The solution is zoning: managing the lighting so that areas near the screen are dimmed significantly while areas where guests sit are maintained at a comfortable ambient level. This requires either directional control over which fixtures are dimmed (ideally, the ability to dim only the fixtures near the screen) or a sufficiently high-contrast projection setup that can hold against moderate ambient light.

Screen placement in relation to ambient light sources matters. Placing a projection screen in front of a window -- a common choice because it uses the wall most visible from seating -- creates a situation where ambient daylight behind the screen competes with the projected image. If the event runs into evening, this may resolve itself; if it runs during daylight hours, it may require blackout treatment behind the screen.

Projector brightness is measured in lumens. Higher ambient light requires a higher-lumen projector to maintain image clarity. A projector appropriate for a completely dark room may be inadequate for a room with significant ambient light. When planning a presentation event, the projector selection should account for the ambient light conditions in the space.

Uplighting and Colour

Uplighting -- placing lights at floor level directed upward onto walls -- is one of the most effective and versatile event lighting techniques. Uplights placed around the perimeter of a room, directed at the walls, change the perceived colour and mood of the space dramatically.

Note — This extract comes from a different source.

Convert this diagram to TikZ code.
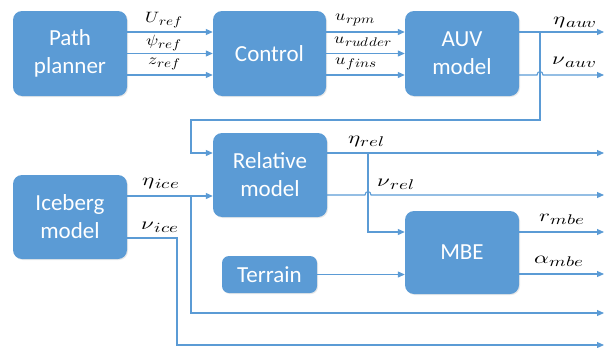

They can warm a cool space, define a colour scheme, or create a sense of richness and depth that overhead lighting alone cannot achieve.

LED uplights allow colour programming, which makes them highly flexible. The same set of uplights can produce a soft amber wash for one event, a cool blue for another, a vibrant magenta for a third. Colour-changing uplights can be programmed to shift through a palette during the event, or to switch from one colour to another at a predetermined moment.

Colour choices for event lighting should relate to the event's visual identity -- whether that's a brand palette, a seasonal theme, or an aesthetic sensibility the organizer is pursuing. Uplights that match the flowers, the invitation design, and the table linens create a cohesive visual experience that feels designed rather than assembled.

Candles

Candles occupy a special category in event lighting. They produce genuine flame -- a type of light that is qualitatively different from any artificial source, that flickers and shifts and responds to air currents in ways that LED approximations still don't fully replicate. They produce warm light at a very low level, perfect for supplementing dimmed ambient light at dinner tables. And they are, in most contexts, extraordinarily beautiful.

The practical considerations around candles are primarily safety-related. Candles used in a venue setting need to be placed in appropriate holders that prevent wax drips and reduce the risk of tipping. Their placement relative to fabrics, decor, and overhanging materials needs to be considered. And the ventilation of the space matters for events where many candles are burning simultaneously.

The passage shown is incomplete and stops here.